__Data section__:
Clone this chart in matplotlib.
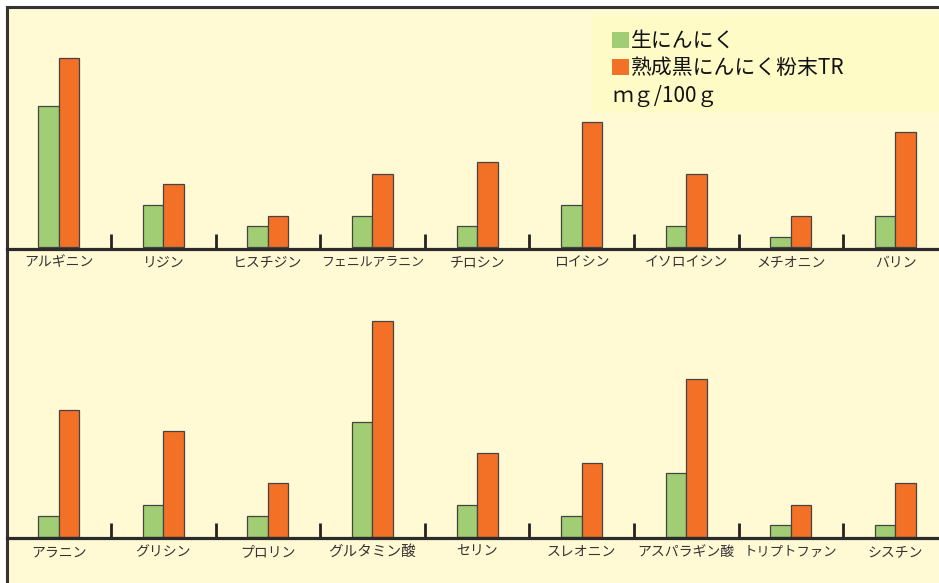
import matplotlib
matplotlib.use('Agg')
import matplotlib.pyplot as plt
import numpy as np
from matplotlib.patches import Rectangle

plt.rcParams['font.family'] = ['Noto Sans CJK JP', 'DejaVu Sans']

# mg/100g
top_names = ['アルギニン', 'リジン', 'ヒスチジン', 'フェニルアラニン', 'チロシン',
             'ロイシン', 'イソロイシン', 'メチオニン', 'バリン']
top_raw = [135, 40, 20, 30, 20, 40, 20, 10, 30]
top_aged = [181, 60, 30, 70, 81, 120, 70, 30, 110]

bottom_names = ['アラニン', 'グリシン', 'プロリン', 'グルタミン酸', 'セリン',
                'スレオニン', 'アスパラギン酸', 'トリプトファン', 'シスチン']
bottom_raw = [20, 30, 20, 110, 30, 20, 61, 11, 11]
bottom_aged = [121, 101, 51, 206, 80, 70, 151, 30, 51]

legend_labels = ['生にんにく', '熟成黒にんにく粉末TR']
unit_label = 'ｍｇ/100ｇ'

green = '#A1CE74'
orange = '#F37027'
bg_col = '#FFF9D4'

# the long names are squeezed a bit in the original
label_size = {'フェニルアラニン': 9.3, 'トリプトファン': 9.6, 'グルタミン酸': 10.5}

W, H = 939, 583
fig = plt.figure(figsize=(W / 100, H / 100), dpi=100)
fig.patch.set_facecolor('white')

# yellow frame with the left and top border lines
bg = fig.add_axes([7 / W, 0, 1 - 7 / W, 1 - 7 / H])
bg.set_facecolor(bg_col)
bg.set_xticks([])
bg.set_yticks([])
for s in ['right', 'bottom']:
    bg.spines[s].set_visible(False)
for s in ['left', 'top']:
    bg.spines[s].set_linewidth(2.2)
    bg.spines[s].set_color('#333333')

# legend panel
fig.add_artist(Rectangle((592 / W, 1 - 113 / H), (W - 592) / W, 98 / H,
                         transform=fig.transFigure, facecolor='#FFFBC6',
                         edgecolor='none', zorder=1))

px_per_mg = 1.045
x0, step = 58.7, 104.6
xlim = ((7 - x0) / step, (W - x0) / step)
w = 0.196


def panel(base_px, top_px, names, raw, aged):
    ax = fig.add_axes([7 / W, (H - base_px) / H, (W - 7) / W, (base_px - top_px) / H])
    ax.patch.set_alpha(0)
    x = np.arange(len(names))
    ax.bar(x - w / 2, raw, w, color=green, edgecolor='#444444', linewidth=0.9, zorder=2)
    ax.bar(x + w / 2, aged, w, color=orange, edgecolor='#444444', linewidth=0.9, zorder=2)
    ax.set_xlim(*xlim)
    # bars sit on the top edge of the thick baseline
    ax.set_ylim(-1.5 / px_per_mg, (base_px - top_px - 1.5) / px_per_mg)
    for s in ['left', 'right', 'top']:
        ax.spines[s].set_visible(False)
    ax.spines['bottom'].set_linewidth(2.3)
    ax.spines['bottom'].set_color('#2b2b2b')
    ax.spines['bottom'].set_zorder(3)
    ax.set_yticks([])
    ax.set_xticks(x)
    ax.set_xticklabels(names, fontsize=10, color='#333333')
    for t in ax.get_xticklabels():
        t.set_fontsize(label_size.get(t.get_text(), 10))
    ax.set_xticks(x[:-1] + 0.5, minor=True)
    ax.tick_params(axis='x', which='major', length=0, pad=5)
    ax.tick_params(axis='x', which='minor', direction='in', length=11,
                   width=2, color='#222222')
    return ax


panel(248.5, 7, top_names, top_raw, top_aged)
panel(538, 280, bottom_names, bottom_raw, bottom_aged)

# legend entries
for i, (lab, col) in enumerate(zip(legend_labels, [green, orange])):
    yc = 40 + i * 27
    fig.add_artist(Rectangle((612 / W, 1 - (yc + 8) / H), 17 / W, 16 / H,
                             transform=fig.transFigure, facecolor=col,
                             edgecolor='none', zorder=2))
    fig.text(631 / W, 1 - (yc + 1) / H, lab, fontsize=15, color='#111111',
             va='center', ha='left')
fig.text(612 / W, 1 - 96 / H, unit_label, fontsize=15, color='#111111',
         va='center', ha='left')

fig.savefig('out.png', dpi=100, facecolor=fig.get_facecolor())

__Do this__: Write out each line again precisely as it appears, skipping every picture.

__Task response__:
Clone this chart in matplotlib.
import matplotlib
matplotlib.use('Agg')
import matplotlib.pyplot as plt
import numpy as np
from matplotlib.patches import Rectangle

plt.rcParams['font.family'] = ['Noto Sans CJK JP', 'DejaVu Sans']

# mg/100g
top_names = ['アルギニン', 'リジン', 'ヒスチジン', 'フェニルアラニン', 'チロシン',
             'ロイシン', 'イソロイシン', 'メチオニン', 'バリン']
top_raw = [135, 40, 20, 30, 20, 40, 20, 10, 30]
top_aged = [181, 60, 30, 70, 81, 120, 70, 30, 110]

bottom_names = ['アラニン', 'グリシン', 'プロリン', 'グルタミン酸', 'セリン',
                'スレオニン', 'アスパラギン酸', 'トリプトファン', 'シスチン']
bottom_raw = [20, 30, 20, 110, 30, 20, 61, 11, 11]
bottom_aged = [121, 101, 51, 206, 80, 70, 151, 30, 51]

legend_labels = ['生にんにく', '熟成黒にんにく粉末TR']
unit_label = 'ｍｇ/100ｇ'

green = '#A1CE74'
orange = '#F37027'
bg_col = '#FFF9D4'

# the long names are squeezed a bit in the original
label_size = {'フェニルアラニン': 9.3, 'トリプトファン': 9.6, 'グルタミン酸': 10.5}

W, H = 939, 583
fig = plt.figure(figsize=(W / 100, H / 100), dpi=100)
fig.patch.set_facecolor('white')

# yellow frame with the left and top border lines
bg = fig.add_axes([7 / W, 0, 1 - 7 / W, 1 - 7 / H])
bg.set_facecolor(bg_col)
bg.set_xticks([])
bg.set_yticks([])
for s in ['right', 'bottom']:
    bg.spines[s].set_visible(False)
for s in ['left', 'top']:
    bg.spines[s].set_linewidth(2.2)
    bg.spines[s].set_color('#333333')

# legend panel
fig.add_artist(Rectangle((592 / W, 1 - 113 / H), (W - 592) / W, 98 / H,
                         transform=fig.transFigure, facecolor='#FFFBC6',
                         edgecolor='none', zorder=1))

px_per_mg = 1.045
x0, step = 58.7, 104.6
xlim = ((7 - x0) / step, (W - x0) / step)
w = 0.196


def panel(base_px, top_px, names, raw, aged):
    ax = fig.add_axes([7 / W, (H - base_px) / H, (W - 7) / W, (base_px - top_px) / H])
    ax.patch.set_alpha(0)
    x = np.arange(len(names))
    ax.bar(x - w / 2, raw, w, color=green, edgecolor='#444444', linewidth=0.9, zorder=2)
    ax.bar(x + w / 2, aged, w, color=orange, edgecolor='#444444', linewidth=0.9, zorder=2)
    ax.set_xlim(*xlim)
    # bars sit on the top edge of the thick baseline
    ax.set_ylim(-1.5 / px_per_mg, (base_px - top_px - 1.5) / px_per_mg)
    for s in ['left', 'right', 'top']:
        ax.spines[s].set_visible(False)
    ax.spines['bottom'].set_linewidth(2.3)
    ax.spines['bottom'].set_color('#2b2b2b')
    ax.spines['bottom'].set_zorder(3)
    ax.set_yticks([])
    ax.set_xticks(x)
    ax.set_xticklabels(names, fontsize=10, color='#333333')
    for t in ax.get_xticklabels():
        t.set_fontsize(label_size.get(t.get_text(), 10))
    ax.set_xticks(x[:-1] + 0.5, minor=True)
    ax.tick_params(axis='x', which='major', length=0, pad=5)
    ax.tick_params(axis='x', which='minor', direction='in', length=11,
                   width=2, color='#222222')
    return ax


panel(248.5, 7, top_names, top_raw, top_aged)
panel(538, 280, bottom_names, bottom_raw, bottom_aged)

# legend entries
for i, (lab, col) in enumerate(zip(legend_labels, [green, orange])):
    yc = 40 + i * 27
    fig.add_artist(Rectangle((612 / W, 1 - (yc + 8) / H), 17 / W, 16 / H,
                             transform=fig.transFigure, facecolor=col,
                             edgecolor='none', zorder=2))
    fig.text(631 / W, 1 - (yc + 1) / H, lab, fontsize=15, color='#111111',
             va='center', ha='left')
fig.text(612 / W, 1 - 96 / H, unit_label, fontsize=15, color='#111111',
         va='center', ha='left')

fig.savefig('out.png', dpi=100, facecolor=fig.get_facecolor())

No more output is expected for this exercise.